= Home Group =

Home Group is a Housing Association in the United Kingdom. They trace their origins to the North Eastern Housing Association founded in 1935. The organisation houses over 120,000 people in 55,000 homes across England, Scotland and Wales.

==Stonham==
Stonham was the care and support division of Home Group, through which the organisation works with almost 30,000 vulnerable people in 500 supported housing, justice and health services each year. Stonham joined Home Group in 1997 and became a full division in July 2004.

==History==
Home Group, originally known as North Eastern Housing Association (NEHA), was founded in the North East of England in the 1930s as a response to severe housing problems in the region. The association expanded into Cumberland before the Second World War and for 50 years developed exclusively in Northern regions. Since the late 1980s the association has been building new homes throughout the UK.
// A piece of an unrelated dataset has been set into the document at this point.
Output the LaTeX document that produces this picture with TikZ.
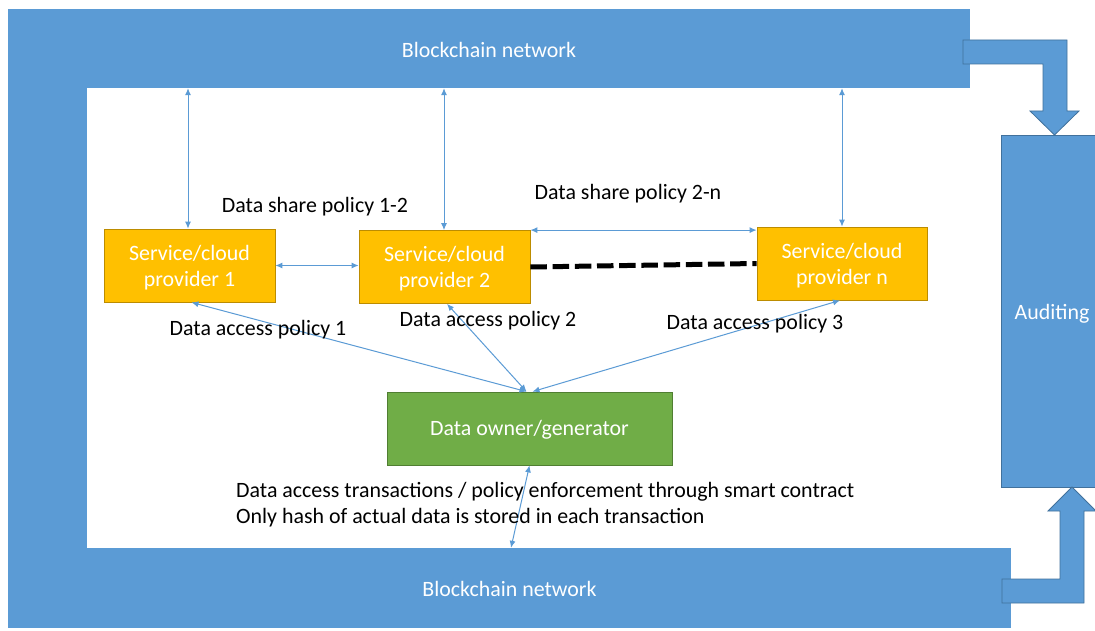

In 1974, a new organisation called North Housing Group was set up as a registered arm of NEHA. NEHA became an Industrial and Provident Society in July 1980, and the two organisations joined together to become North Housing Association in October 1980.

In 1995 the organisation became Home Housing Association, coming to be known as Home and finally Home Group in 1998.

In 2015 the Home Group became a member of the Housing and Finance Institute.

== Sustainability ==

Along with four other housing associations – Abri, Anchor Hanover, Hyde and Sanctuary – Home is part of the Greener Futures Partnership (GFP). The GFP collectively owns 300,000 homes and members collaborate to improve energy efficiency and develop decarbonisation solutions.

==Awards==
In 2013 Home Group was named the Top UK Landlord by 24Housing, in conjunction with the Housing Quality Network.

Home Group's customer service centre won the Contact Centre of the Year award at The North East Contact Centre Awards 2013.